- _Data listing_:
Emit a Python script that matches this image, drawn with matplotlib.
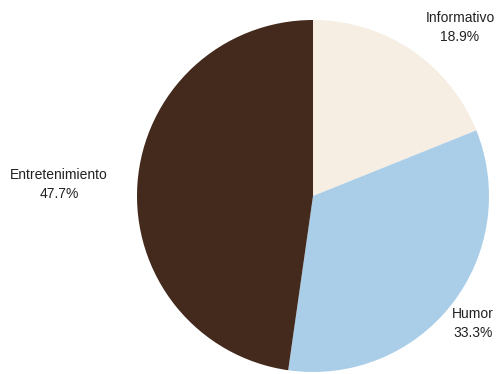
import matplotlib
matplotlib.use('Agg')
from matplotlib import pyplot as plt

plt.rcParams['font.family'] = ['Liberation Sans', 'DejaVu Sans']

categories = ['Informativo', 'Humor', 'Entretenimiento']
shares = [18.9, 33.3, 47.7]
colors = ['#F6EDE3', '#AACDE8', '#432A1D']
# where each label block sits, relative to the pie centre (radius = 1)
label_pos = [(0.835, 0.96), (0.909, -0.727), (-1.443, 0.068)]

fig = plt.figure(figsize=(4.98, 3.74), dpi=100)
ax = fig.add_axes([137/498, 2/374, 352/498, 352/374])

ax.pie(shares, colors=colors, startangle=90, counterclock=False,
       radius=1, wedgeprops={'linewidth': 0})

for name, val, (x, y) in zip(categories, shares, label_pos):
    ax.text(x, y, f'{name}\n{val}%', ha='center', va='center',
            fontsize=10, linespacing=1.45, color='#222222')

ax.set_xlim(-1, 1)
ax.set_ylim(-1, 1)
ax.set_aspect('equal')
ax.axis('off')

plt.savefig('out.png', dpi=100)
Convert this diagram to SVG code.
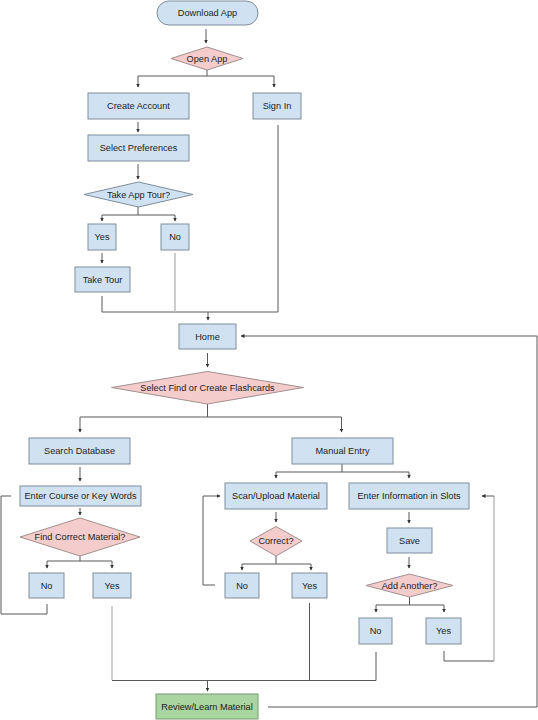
<svg xmlns="http://www.w3.org/2000/svg" width="538" height="720" viewBox="0 0 538 720">
<style>
.b{fill:#d0e2f2;stroke:#7f8d99;stroke-width:1}
.p{fill:#f4cccc;stroke:#a38f8f;stroke-width:1}
.g{fill:#a8d5a0;stroke:#789a72;stroke-width:1}
text{font-family:"Liberation Sans",Arial,sans-serif;font-size:9.2px;fill:#222;text-anchor:middle;dominant-baseline:central}
.c path{fill:none;stroke:#595959;stroke-width:1}
.c path.l{stroke:#bdbdbd;stroke-width:1.5}
</style>
<defs>
<marker id="a" markerUnits="userSpaceOnUse" markerWidth="4" markerHeight="4" refX="3.5" refY="2" orient="auto">
<path d="M0,0 L4,2 L0,4 z" fill="#333"/>
</marker>
</defs>
<rect width="538" height="720" fill="#fff"/>
<g class="c">
<path d="M206,29 V43" marker-end="url(#a)"/>
<path d="M207,70 V76 H138 V87" marker-end="url(#a)"/>
<path d="M207,76 H274 V87" marker-end="url(#a)"/>
<path d="M138,122 V132" marker-end="url(#a)"/>
<path d="M138,164 V179" marker-end="url(#a)"/>
<path d="M138,207 V215 H102 V221" marker-end="url(#a)"/>
<path d="M138,215 H175 V221" marker-end="url(#a)"/>
<path d="M102,253 V263" marker-end="url(#a)"/>
<path d="M102,296 V312 H278 V125"/>
<path class="l" d="M175,253 V312"/>
<path d="M208,312 V320" marker-end="url(#a)"/>
<path d="M268,707 H537 V336 H241" marker-end="url(#a)"/>
<path d="M207.5,353 V367" marker-end="url(#a)"/>
<path d="M207.5,404 V417 H80 V432" marker-end="url(#a)"/>
<path d="M207.5,417 H341.5 V432" marker-end="url(#a)"/>
<path d="M80,467 V481" marker-end="url(#a)"/>
<path d="M80,508 V515" marker-end="url(#a)"/>
<path d="M80,556 V561 H47 V568" marker-end="url(#a)"/>
<path d="M80,561 H112 V568" marker-end="url(#a)"/>
<path d="M47,604 V614 H1 V496 H11"/>
<path class="l" d="M112,606 V680"/>
<path d="M342,464 V472 H276 V478" marker-end="url(#a)"/>
<path d="M342,472 H409 V478" marker-end="url(#a)"/>
<path d="M276,512 V522" marker-end="url(#a)"/>
<path d="M276,556 V564 H242 V570" marker-end="url(#a)"/>
<path d="M276,564 H311 V570" marker-end="url(#a)"/>
<path d="M215,585 H203 V496 H220" marker-end="url(#a)"/>
<path d="M309.5,603 V680"/>
<path d="M409,512 V523" marker-end="url(#a)"/>
<path d="M409,557 V568" marker-end="url(#a)"/>
<path d="M409.5,597 V605 H376 V612" marker-end="url(#a)"/>
<path d="M409.5,605 H444 V612" marker-end="url(#a)"/>
<path d="M444,651 V661 H494"/>
<path class="l" d="M494,661 V496"/>
<path d="M494,496 H482" marker-end="url(#a)"/>
<path d="M112,680.5 H376 V652"/>
<path d="M207.5,680.5 V691" marker-end="url(#a)"/>
</g>
<g id="download"><rect class="b" x="157" y="1" width="101" height="24" rx="12"/><text x="207.5" y="13">Download App</text></g>
<g id="openapp"><polygon class="p" points="171,58.5 207,47 243,58.5 207,70"/><text x="207" y="58.5">Open App</text></g>
<g id="create"><rect class="b" x="88" y="93" width="101" height="26"/><text x="138.5" y="106">Create Account</text></g>
<g id="signin"><rect class="b" x="253" y="93" width="48" height="26"/><text x="277" y="106">Sign In</text></g>
<g id="prefs"><rect class="b" x="88" y="135" width="101" height="26"/><text x="138.5" y="148">Select Preferences</text></g>
<g id="tour"><polygon class="p" style="fill:#d0e2f2;stroke:#7f8d99" points="84,194.5 138.5,182 193,194.5 138.5,207"/><text x="138.5" y="194.5">Take App Tour?</text></g>
<g id="touryes"><rect class="b" x="88" y="224" width="28" height="26"/><text x="102" y="237">Yes</text></g>
<g id="tourno"><rect class="b" x="161" y="224" width="28" height="26"/><text x="175" y="237">No</text></g>
<g id="taketour"><rect class="b" x="75" y="267" width="55" height="25"/><text x="102.5" y="279.5">Take Tour</text></g>
<g id="home"><rect class="b" x="179" y="324" width="57" height="25"/><text x="207.5" y="336.5">Home</text></g>
<g id="select"><polygon class="p" points="111.5,387.5 207.5,371.5 303.5,387.5 207.5,404"/><text x="207.5" y="387.5">Select Find or Create Flashcards</text></g>
<g id="search"><rect class="b" x="29" y="438" width="101" height="26"/><text x="79.5" y="451">Search Database</text></g>
<g id="entercourse"><rect class="b" x="20" y="486" width="121" height="20"/><text x="80.5" y="496">Enter Course or Key Words</text></g>
<g id="findcorrect"><polygon class="p" points="20,537 80,518 140,537 80,556"/><text x="80" y="537">Find Correct Material?</text></g>
<g id="findno"><rect class="b" x="29" y="573" width="35" height="25"/><text x="46.5" y="585.5">No</text></g>
<g id="findyes"><rect class="b" x="93" y="573" width="38" height="25"/><text x="112" y="585.5">Yes</text></g>
<g id="manual"><rect class="b" x="292" y="438" width="101" height="26"/><text x="342.5" y="451">Manual Entry</text></g>
<g id="scan"><rect class="b" x="225" y="483" width="102" height="26"/><text x="276" y="496">Scan/Upload Material</text></g>
<g id="correct"><polygon class="p" points="250,541 276,526.5 302,541 276,556"/><text x="276" y="541">Correct?</text></g>
<g id="correctno"><rect class="b" x="225" y="573" width="34" height="25"/><text x="242" y="585.5">No</text></g>
<g id="correctyes"><rect class="b" x="292" y="573" width="35" height="25"/><text x="309.5" y="585.5">Yes</text></g>
<g id="enterinfo"><rect class="b" x="349" y="483" width="120" height="26"/><text x="409" y="496">Enter Information in Slots</text></g>
<g id="save"><rect class="b" x="387" y="528" width="45" height="25"/><text x="409.5" y="540.5">Save</text></g>
<g id="addanother"><polygon class="p" points="366,585.5 409.5,574 453,585.5 409.5,597"/><text x="409.5" y="585.5">Add Another?</text></g>
<g id="addno"><rect class="b" x="359" y="618" width="33" height="26"/><text x="375.5" y="631">No</text></g>
<g id="addyes"><rect class="b" x="426" y="618" width="35" height="26"/><text x="443.5" y="631">Yes</text></g>
<g id="review"><rect class="g" x="156" y="694" width="102" height="25"/><text x="207" y="706.5">Review/Learn Material</text></g>
</svg>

- _Exercise objective_:
Starting with the first line of the data above and ending with the line containing "plt.savefig('out.png', dpi=100)", please restate every line exactly, leaving images out.

- _Reply to the exercise_:
Emit a Python script that matches this image, drawn with matplotlib.
import matplotlib
matplotlib.use('Agg')
from matplotlib import pyplot as plt

plt.rcParams['font.family'] = ['Liberation Sans', 'DejaVu Sans']

categories = ['Informativo', 'Humor', 'Entretenimiento']
shares = [18.9, 33.3, 47.7]
colors = ['#F6EDE3', '#AACDE8', '#432A1D']
# where each label block sits, relative to the pie centre (radius = 1)
label_pos = [(0.835, 0.96), (0.909, -0.727), (-1.443, 0.068)]

fig = plt.figure(figsize=(4.98, 3.74), dpi=100)
ax = fig.add_axes([137/498, 2/374, 352/498, 352/374])

ax.pie(shares, colors=colors, startangle=90, counterclock=False,
       radius=1, wedgeprops={'linewidth': 0})

for name, val, (x, y) in zip(categories, shares, label_pos):
    ax.text(x, y, f'{name}\n{val}%', ha='center', va='center',
            fontsize=10, linespacing=1.45, color='#222222')

ax.set_xlim(-1, 1)
ax.set_ylim(-1, 1)
ax.set_aspect('equal')
ax.axis('off')

plt.savefig('out.png', dpi=100)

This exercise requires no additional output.